▶ What is being asked
Can you write out all the lines word for word, with no pictures?

▶ Dataset section

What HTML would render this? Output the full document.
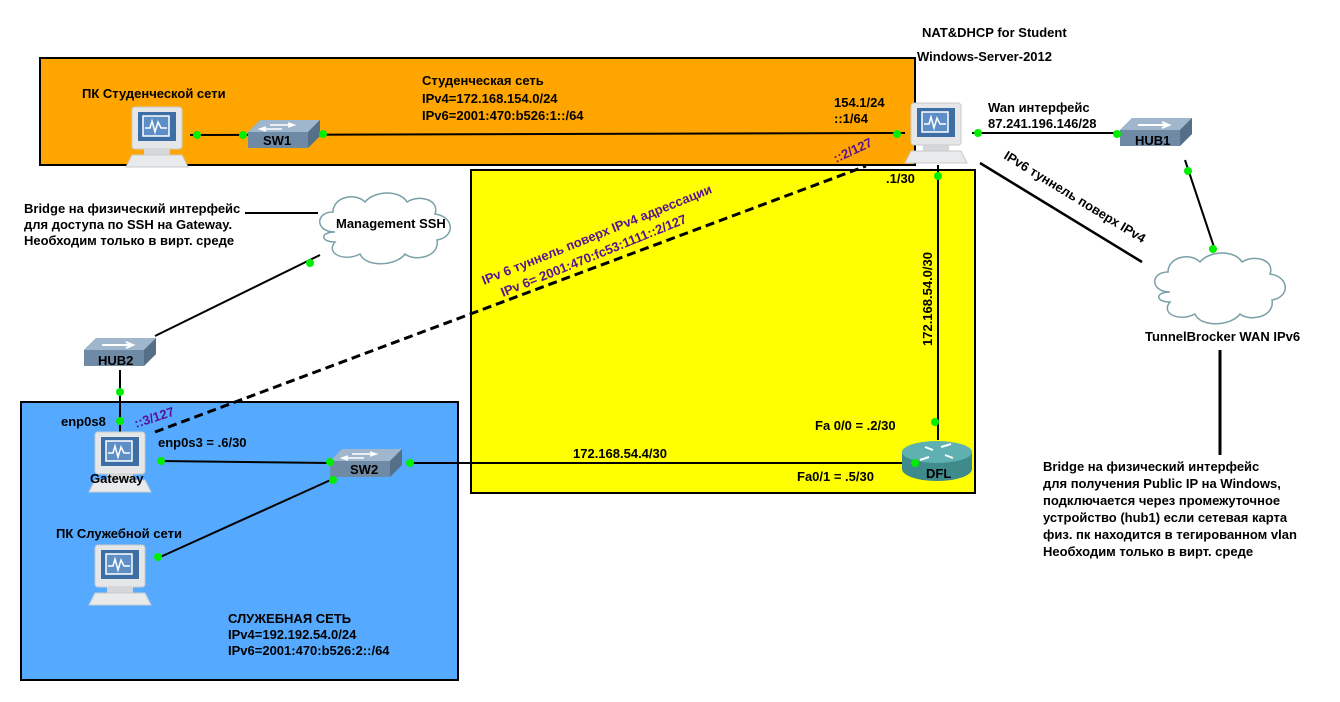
<!DOCTYPE html>
<html><head><meta charset="utf-8"><style>
html,body{margin:0;padding:0;background:#fff;}
svg{display:block;}
text{font-family:"Liberation Sans","DejaVu Sans",sans-serif;font-weight:bold;font-size:13px;fill:#000;}
.p{fill:#5a1090;}
</style></head><body>
<svg width="1340" height="702" viewBox="0 0 1340 702" xmlns="http://www.w3.org/2000/svg">
<defs>
<g id="pc">
  <rect x="6" y="0" width="50" height="42" rx="3" fill="#e4e6e8" stroke="#c8cacc"/>
  <rect x="12" y="5" width="38" height="29" fill="#3d6fa6"/>
  <rect x="17" y="9" width="26" height="20" fill="#5d8fc6" stroke="#fff" stroke-width="1.5"/>
  <polyline points="19,21 24,21 26,14 29,25 32,15 35,21 41,21" fill="none" stroke="#fff" stroke-width="1.5"/>
  <rect x="18" y="42" width="26" height="6" fill="#d4d6d8"/>
  <polygon points="6,48 56,48 62,60 0,60" fill="#e8eaec" stroke="#c8cacc"/>
</g>
<g id="sw">
  <polygon points="0,12 12,0 72,0 72,16 60,28 0,28" fill="#6f8aa5"/>
  <polygon points="0,12 12,0 72,0 60,12" fill="#9fb6cc"/>
  <polygon points="60,12 72,0 72,16 60,28" fill="#566f88"/>
  <path d="M22,5 h24 M40,3 l6,2 l-6,2 M34,9 h-22 M18,7 l-6,2 l6,2" stroke="#fff" stroke-width="1.5" fill="none"/>
</g>
<g id="hub">
  <polygon points="0,12 12,0 72,0 72,16 60,28 0,28" fill="#6f8aa5"/>
  <polygon points="0,12 12,0 72,0 60,12" fill="#9fb6cc"/>
  <polygon points="60,12 72,0 72,16 60,28" fill="#566f88"/>
  <path d="M18,7 h30 M42,4 l7,3 l-7,3" stroke="#fff" stroke-width="2" fill="none"/>
</g>
<g id="cloud">
  <path d="M20,40 C0,40 0,20 18,20 C18,5 40,0 50,10 C60,-2 85,-2 92,10 C105,2 125,8 120,22 C140,25 140,45 122,48 C125,65 100,70 90,62 C80,75 50,75 45,62 C30,70 10,62 20,50 C5,50 5,40 20,40 Z" fill="#fff" stroke="#7aa0a8" stroke-width="1.5"/>
</g>
</defs>

<rect x="40" y="58" width="875" height="107" fill="#ffa500" stroke="#000" stroke-width="2"/>
<rect x="471" y="170" width="504" height="323" fill="#ffff00" stroke="#000" stroke-width="2"/>
<rect x="21" y="402" width="437" height="278" fill="#55aaff" stroke="#000" stroke-width="2"/>

<g stroke="#000" stroke-width="2" fill="none">
<line x1="190" y1="135" x2="905" y2="133"/>
<line x1="972" y1="133" x2="1120" y2="133"/>
<line x1="1185" y1="160" x2="1215" y2="250"/>
<line x1="980" y1="163" x2="1142" y2="262" stroke-width="2.5"/>
<line x1="938" y1="165" x2="938" y2="440"/>
<line x1="410" y1="463" x2="905" y2="463"/>
<line x1="160" y1="461" x2="330" y2="463"/>
<line x1="158" y1="558" x2="335" y2="478"/>
<line x1="120" y1="370" x2="120" y2="432"/>
<line x1="155" y1="336" x2="320" y2="255"/>
<line x1="245" y1="213" x2="318" y2="213"/>
<line x1="1220" y1="350" x2="1220" y2="455" stroke-width="3"/>
<line x1="155" y1="432" x2="866" y2="166" stroke-width="3" stroke-dasharray="9,5"/>
</g>

<use href="#pc" x="126" y="107"/>
<use href="#sw" x="248" y="120"/>
<text x="263" y="145">SW1</text>
<use href="#pc" x="905" y="103"/>
<use href="#hub" x="1120" y="118"/>
<text x="1135" y="145">HUB1</text>
<use href="#cloud" x="1150" y="252"/>
<use href="#cloud" x="315" y="192"/>
<text x="336" y="228">Management SSH</text>
<use href="#hub" x="84" y="338"/>
<text x="98" y="365">HUB2</text>
<use href="#pc" x="89" y="432"/>
<text x="90" y="483">Gateway</text>
<use href="#sw" x="330" y="449"/>
<text x="350" y="474">SW2</text>
<use href="#pc" x="89" y="545"/>
<g>
  <path d="M902,452 v17 a35,12 0 0 0 70,0 v-17" fill="#3f8a8a"/>
  <ellipse cx="937" cy="452" rx="35" ry="11" fill="#5fb0b0"/>
  <path d="M925,447 l8,3 M941,447 l10,-3 M929,457 l-9,3 M945,455 l8,3" stroke="#fff" stroke-width="2"/>
  <text x="926" y="478" font-size="12">DFL</text>
</g>

<g fill="#00ee00">
<circle cx="197" cy="135" r="4"/><circle cx="243" cy="135" r="4"/><circle cx="323" cy="134" r="4"/>
<circle cx="897" cy="134" r="4"/><circle cx="978" cy="133" r="4"/><circle cx="1117" cy="134" r="4"/>
<circle cx="1188" cy="171" r="4"/><circle cx="1213" cy="249" r="4"/>
<circle cx="938" cy="176" r="4"/><circle cx="935" cy="422" r="4"/><circle cx="915" cy="463" r="4"/>
<circle cx="161" cy="461" r="4"/><circle cx="330" cy="462" r="4"/><circle cx="410" cy="463" r="4"/>
<circle cx="333" cy="480" r="4"/><circle cx="158" cy="557" r="4"/>
<circle cx="120" cy="392" r="4"/><circle cx="120" cy="421" r="4"/><circle cx="310" cy="263" r="4"/>
</g>

<text x="82" y="98">ПК Студенческой сети</text>
<text x="422" y="85">Студенческая сеть</text>
<text x="422" y="103">IPv4=172.168.154.0/24</text>
<text x="422" y="120">IPv6=2001:470:b526:1::/64</text>
<text x="922" y="37">NAT&amp;DHCP for Student</text>
<text x="917" y="61">Windows-Server-2012</text>
<text x="834" y="107">154.1/24</text>
<text x="834" y="123">::1/64</text>
<text x="988" y="112">Wan интерфейс</text>
<text x="988" y="128">87.241.196.146/28</text>
<text x="886" y="183">.1/30</text>
<text transform="translate(932,346) rotate(-90)">172.168.54.0/30</text>
<text x="815" y="430">Fa 0/0 = .2/30</text>
<text x="797" y="481">Fa0/1 = .5/30</text>
<text x="573" y="458">172.168.54.4/30</text>
<text transform="translate(1003,158) rotate(31.5)">IPv6 туннель поверх IPv4</text>
<text x="1145" y="341">TunnelBrocker WAN IPv6</text>
<text x="1043" y="471">Bridge на физический интерфейс</text>
<text x="1043" y="488">для получения Public IP на Windows,</text>
<text x="1043" y="505">подключается через промежуточное</text>
<text x="1043" y="522">устройство (hub1) если сетевая карта</text>
<text x="1043" y="539">физ. пк находится в тегированном vlan</text>
<text x="1043" y="556">Необходим только в вирт. среде</text>
<text x="24" y="213">Bridge на физический интерфейс</text>
<text x="24" y="229">для доступа по SSH на Gateway.</text>
<text x="24" y="245">Необходим только в вирт. среде</text>
<text class="p" transform="translate(484,285) rotate(-22)">IPv 6 туннель поверх IPv4 адрессации</text>
<text class="p" transform="translate(503,297) rotate(-22)">IPv 6= 2001:470:fc53:1111::2/127</text>
<text class="p" transform="translate(836,163) rotate(-25)">::2/127</text>
<text class="p" transform="translate(136,428) rotate(-18)">::3/127</text>
<text x="61" y="426">enp0s8</text>
<text x="158" y="447">enp0s3 = .6/30</text>
<text x="56" y="538">ПК Служебной сети</text>
<text x="228" y="623">СЛУЖЕБНАЯ СЕТЬ</text>
<text x="228" y="639">IPv4=192.192.54.0/24</text>
<text x="228" y="655">IPv6=2001:470:b526:2::/64</text>
</svg>
</body></html>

▶ Complete answer
What HTML would render this? Output the full document.
<!DOCTYPE html>
<html><head><meta charset="utf-8"><style>
html,body{margin:0;padding:0;background:#fff;}
svg{display:block;}
text{font-family:"Liberation Sans","DejaVu Sans",sans-serif;font-weight:bold;font-size:13px;fill:#000;}
.p{fill:#5a1090;}
</style></head><body>
<svg width="1340" height="702" viewBox="0 0 1340 702" xmlns="http://www.w3.org/2000/svg">
<defs>
<g id="pc">
  <rect x="6" y="0" width="50" height="42" rx="3" fill="#e4e6e8" stroke="#c8cacc"/>
  <rect x="12" y="5" width="38" height="29" fill="#3d6fa6"/>
  <rect x="17" y="9" width="26" height="20" fill="#5d8fc6" stroke="#fff" stroke-width="1.5"/>
  <polyline points="19,21 24,21 26,14 29,25 32,15 35,21 41,21" fill="none" stroke="#fff" stroke-width="1.5"/>
  <rect x="18" y="42" width="26" height="6" fill="#d4d6d8"/>
  <polygon points="6,48 56,48 62,60 0,60" fill="#e8eaec" stroke="#c8cacc"/>
</g>
<g id="sw">
  <polygon points="0,12 12,0 72,0 72,16 60,28 0,28" fill="#6f8aa5"/>
  <polygon points="0,12 12,0 72,0 60,12" fill="#9fb6cc"/>
  <polygon points="60,12 72,0 72,16 60,28" fill="#566f88"/>
  <path d="M22,5 h24 M40,3 l6,2 l-6,2 M34,9 h-22 M18,7 l-6,2 l6,2" stroke="#fff" stroke-width="1.5" fill="none"/>
</g>
<g id="hub">
  <polygon points="0,12 12,0 72,0 72,16 60,28 0,28" fill="#6f8aa5"/>
  <polygon points="0,12 12,0 72,0 60,12" fill="#9fb6cc"/>
  <polygon points="60,12 72,0 72,16 60,28" fill="#566f88"/>
  <path d="M18,7 h30 M42,4 l7,3 l-7,3" stroke="#fff" stroke-width="2" fill="none"/>
</g>
<g id="cloud">
  <path d="M20,40 C0,40 0,20 18,20 C18,5 40,0 50,10 C60,-2 85,-2 92,10 C105,2 125,8 120,22 C140,25 140,45 122,48 C125,65 100,70 90,62 C80,75 50,75 45,62 C30,70 10,62 20,50 C5,50 5,40 20,40 Z" fill="#fff" stroke="#7aa0a8" stroke-width="1.5"/>
</g>
</defs>

<rect x="40" y="58" width="875" height="107" fill="#ffa500" stroke="#000" stroke-width="2"/>
<rect x="471" y="170" width="504" height="323" fill="#ffff00" stroke="#000" stroke-width="2"/>
<rect x="21" y="402" width="437" height="278" fill="#55aaff" stroke="#000" stroke-width="2"/>

<g stroke="#000" stroke-width="2" fill="none">
<line x1="190" y1="135" x2="905" y2="133"/>
<line x1="972" y1="133" x2="1120" y2="133"/>
<line x1="1185" y1="160" x2="1215" y2="250"/>
<line x1="980" y1="163" x2="1142" y2="262" stroke-width="2.5"/>
<line x1="938" y1="165" x2="938" y2="440"/>
<line x1="410" y1="463" x2="905" y2="463"/>
<line x1="160" y1="461" x2="330" y2="463"/>
<line x1="158" y1="558" x2="335" y2="478"/>
<line x1="120" y1="370" x2="120" y2="432"/>
<line x1="155" y1="336" x2="320" y2="255"/>
<line x1="245" y1="213" x2="318" y2="213"/>
<line x1="1220" y1="350" x2="1220" y2="455" stroke-width="3"/>
<line x1="155" y1="432" x2="866" y2="166" stroke-width="3" stroke-dasharray="9,5"/>
</g>

<use href="#pc" x="126" y="107"/>
<use href="#sw" x="248" y="120"/>
<text x="263" y="145">SW1</text>
<use href="#pc" x="905" y="103"/>
<use href="#hub" x="1120" y="118"/>
<text x="1135" y="145">HUB1</text>
<use href="#cloud" x="1150" y="252"/>
<use href="#cloud" x="315" y="192"/>
<text x="336" y="228">Management SSH</text>
<use href="#hub" x="84" y="338"/>
<text x="98" y="365">HUB2</text>
<use href="#pc" x="89" y="432"/>
<text x="90" y="483">Gateway</text>
<use href="#sw" x="330" y="449"/>
<text x="350" y="474">SW2</text>
<use href="#pc" x="89" y="545"/>
<g>
  <path d="M902,452 v17 a35,12 0 0 0 70,0 v-17" fill="#3f8a8a"/>
  <ellipse cx="937" cy="452" rx="35" ry="11" fill="#5fb0b0"/>
  <path d="M925,447 l8,3 M941,447 l10,-3 M929,457 l-9,3 M945,455 l8,3" stroke="#fff" stroke-width="2"/>
  <text x="926" y="478" font-size="12">DFL</text>
</g>

<g fill="#00ee00">
<circle cx="197" cy="135" r="4"/><circle cx="243" cy="135" r="4"/><circle cx="323" cy="134" r="4"/>
<circle cx="897" cy="134" r="4"/><circle cx="978" cy="133" r="4"/><circle cx="1117" cy="134" r="4"/>
<circle cx="1188" cy="171" r="4"/><circle cx="1213" cy="249" r="4"/>
<circle cx="938" cy="176" r="4"/><circle cx="935" cy="422" r="4"/><circle cx="915" cy="463" r="4"/>
<circle cx="161" cy="461" r="4"/><circle cx="330" cy="462" r="4"/><circle cx="410" cy="463" r="4"/>
<circle cx="333" cy="480" r="4"/><circle cx="158" cy="557" r="4"/>
<circle cx="120" cy="392" r="4"/><circle cx="120" cy="421" r="4"/><circle cx="310" cy="263" r="4"/>
</g>

<text x="82" y="98">ПК Студенческой сети</text>
<text x="422" y="85">Студенческая сеть</text>
<text x="422" y="103">IPv4=172.168.154.0/24</text>
<text x="422" y="120">IPv6=2001:470:b526:1::/64</text>
<text x="922" y="37">NAT&amp;DHCP for Student</text>
<text x="917" y="61">Windows-Server-2012</text>
<text x="834" y="107">154.1/24</text>
<text x="834" y="123">::1/64</text>
<text x="988" y="112">Wan интерфейс</text>
<text x="988" y="128">87.241.196.146/28</text>
<text x="886" y="183">.1/30</text>
<text transform="translate(932,346) rotate(-90)">172.168.54.0/30</text>
<text x="815" y="430">Fa 0/0 = .2/30</text>
<text x="797" y="481">Fa0/1 = .5/30</text>
<text x="573" y="458">172.168.54.4/30</text>
<text transform="translate(1003,158) rotate(31.5)">IPv6 туннель поверх IPv4</text>
<text x="1145" y="341">TunnelBrocker WAN IPv6</text>
<text x="1043" y="471">Bridge на физический интерфейс</text>
<text x="1043" y="488">для получения Public IP на Windows,</text>
<text x="1043" y="505">подключается через промежуточное</text>
<text x="1043" y="522">устройство (hub1) если сетевая карта</text>
<text x="1043" y="539">физ. пк находится в тегированном vlan</text>
<text x="1043" y="556">Необходим только в вирт. среде</text>
<text x="24" y="213">Bridge на физический интерфейс</text>
<text x="24" y="229">для доступа по SSH на Gateway.</text>
<text x="24" y="245">Необходим только в вирт. среде</text>
<text class="p" transform="translate(484,285) rotate(-22)">IPv 6 туннель поверх IPv4 адрессации</text>
<text class="p" transform="translate(503,297) rotate(-22)">IPv 6= 2001:470:fc53:1111::2/127</text>
<text class="p" transform="translate(836,163) rotate(-25)">::2/127</text>
<text class="p" transform="translate(136,428) rotate(-18)">::3/127</text>
<text x="61" y="426">enp0s8</text>
<text x="158" y="447">enp0s3 = .6/30</text>
<text x="56" y="538">ПК Служебной сети</text>
<text x="228" y="623">СЛУЖЕБНАЯ СЕТЬ</text>
<text x="228" y="639">IPv4=192.192.54.0/24</text>
<text x="228" y="655">IPv6=2001:470:b526:2::/64</text>
</svg>
</body></html>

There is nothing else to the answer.